— Start Extracted material —

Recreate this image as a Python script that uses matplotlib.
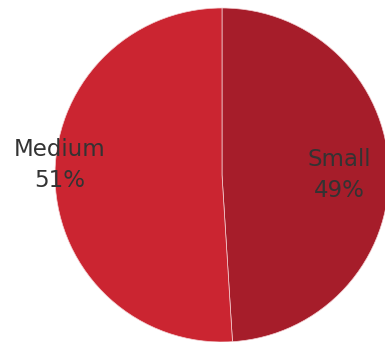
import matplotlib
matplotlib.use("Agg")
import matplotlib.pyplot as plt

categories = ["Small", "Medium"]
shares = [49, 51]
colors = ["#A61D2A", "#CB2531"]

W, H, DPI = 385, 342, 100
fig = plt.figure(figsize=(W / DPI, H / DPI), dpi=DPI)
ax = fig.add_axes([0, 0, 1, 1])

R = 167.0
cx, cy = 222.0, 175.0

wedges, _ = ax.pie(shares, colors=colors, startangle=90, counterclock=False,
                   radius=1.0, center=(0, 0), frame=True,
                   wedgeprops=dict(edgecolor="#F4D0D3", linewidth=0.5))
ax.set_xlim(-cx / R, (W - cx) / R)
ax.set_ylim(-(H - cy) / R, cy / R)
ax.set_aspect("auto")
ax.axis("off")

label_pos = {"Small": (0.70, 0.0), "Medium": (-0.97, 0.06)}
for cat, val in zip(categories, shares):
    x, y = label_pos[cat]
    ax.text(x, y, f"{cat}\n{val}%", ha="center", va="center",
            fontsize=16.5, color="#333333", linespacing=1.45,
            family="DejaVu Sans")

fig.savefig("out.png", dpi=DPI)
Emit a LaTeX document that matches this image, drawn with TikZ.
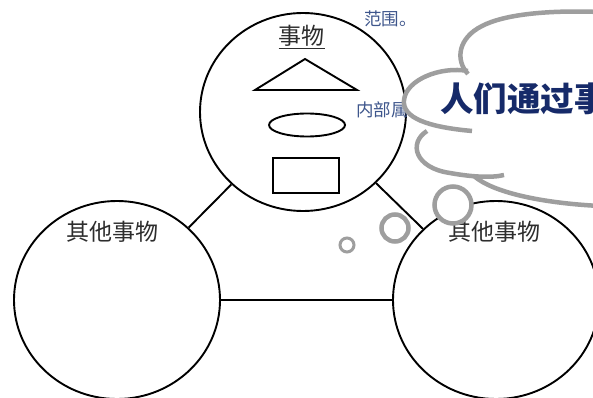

— End Extracted material —

_Written request_
Every line from the start of the listing above through the line with "cx, cy = 222.0, 175.0" should be repeated exactly; skip the pictures and add nothing else.

_Result for this task_
Recreate this image as a Python script that uses matplotlib.
import matplotlib
matplotlib.use("Agg")
import matplotlib.pyplot as plt

categories = ["Small", "Medium"]
shares = [49, 51]
colors = ["#A61D2A", "#CB2531"]

W, H, DPI = 385, 342, 100
fig = plt.figure(figsize=(W / DPI, H / DPI), dpi=DPI)
ax = fig.add_axes([0, 0, 1, 1])

R = 167.0
cx, cy = 222.0, 175.0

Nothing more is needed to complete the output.